La Bhagavad-gita déclare nettement qu'il existe bien des types de yajnas recommandés dans les Ecritures védiques, mais qu'en réalité tous sont destinés à satisfaire le Seigneur Suprême. Yajna signifie Visnu. Le troisième chapitre de la Bhagavad-gita explique clairement qu'il ne faut agir qu'en vue de satisfaire Yajna, ou Visnu. La civilisation permettant le perfectionnement de l'homme, connue sous le nom de varnasrama-dharma, est conçue spécifiquement dans ce sens. Aussi, Krsna dit: "Je suis le bénéficiaire légitime de tous les sacrifices, car Je suis le maître absolu." Cependant, des hommes de peu d'intelligence et ignorant cette vérité rendent un culte aux devas afin d'obtenir d'eux quelque bien éphémère; aussi retombent-ils dans l'existence matérielle sans pouvoir atteindre le but de l'existence. Même si quelqu'un a des désirs matériels, il ferait mieux d'adorer le Seigneur Suprême (quoiqu'il ne s'agisse pas là de pure dévotion) car il pourra ainsi atteindre le but recherché.

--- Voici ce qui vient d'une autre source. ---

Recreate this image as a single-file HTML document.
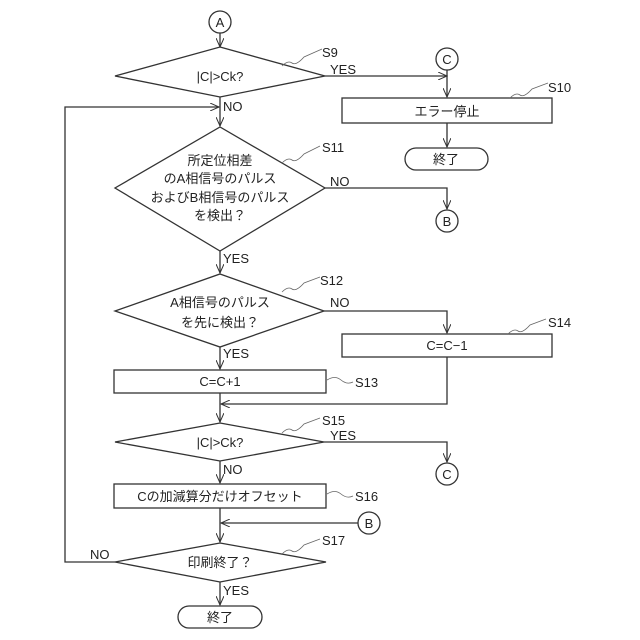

Bien qu'Hiranyakasipu ait offert son hommage à Brahma, il éprouvait un sentiment profondément hostile à l'égard de Visnu. C'est là ce qui caractérise un asura. Les asuras adorent les devas en tant qu'entités indépendantes du Seigneur, ignorant que la puissance des devas leur vient de ce qu'ils servent le Seigneur. Si le Seigneur Suprême retirait leurs pouvoirs aux devas, ils ne pourraient plus offrir de bénédictions à leurs adorateurs. La différence entre le bhakta et l'abhakta, ou l'asura, réside dans le fait que le bhakta sait que Visnu est Dieu, la Personne Suprême, et que c'est de Lui que tous tirent leurs pouvoirs. Le bhakta n'adore pas les devas pour obtenir d'eux des pouvoirs précis; il adore uniquement Visnu, sachant que s'il désire obtenir un pouvoir particulier, il pourra l'obtenir en servant Visnu. C'est pourquoi dans les sastras (S.B.,2.3.10), il est recommandé:

akamah sarva-kamo va
moksa-kama udara-dhih
tivrena bhakti-yogena
yajeta purusam param

"L'homme intelligent, qu'il soit empli de désirs matériels, dénué de tout désir, ou qu'il aspire à la libération, doit de tout son être adorer Dieu, le Tout suprême et absolu." Même si une personne éprouve des désirs matériels, au lieu d'adorer les devas, elle doit prier le Seigneur Suprême de manière à établir sa relation avec Lui et à échapper à une destinée d'asura ou d'abhakta. A ce propos, Srila Madhvacarya cite le Brahma-tarka:

eka-sthanaika-karyatvad
visnoh pradhanyatas tatha
jivasya tad-adhinatvan
na bhinnadhikrtam vacah

''Puisque Visnu est le Suprême, on peut, en l'adorant, voir tous ses désirs exaucés. Il n'est nullement nécessaire de tourner son attention vers quelque deva que ce soit.''

VERSET 25

utthaya pranjalih prahva
iksamano drsa vibhum
harsasru-pulakodbhedo
gira gadgadayagrnat

TRADUCTION

Puis, se relevant et apercevant Brahma devant lui, le chef des Daityas fut envahi par un sentiment d'exultation. Les larmes aux yeux, tout tremblant, il adressa alors à Brahma d'humbles prières d'une voix étranglée, les mains jointes, afin de le satisfaire.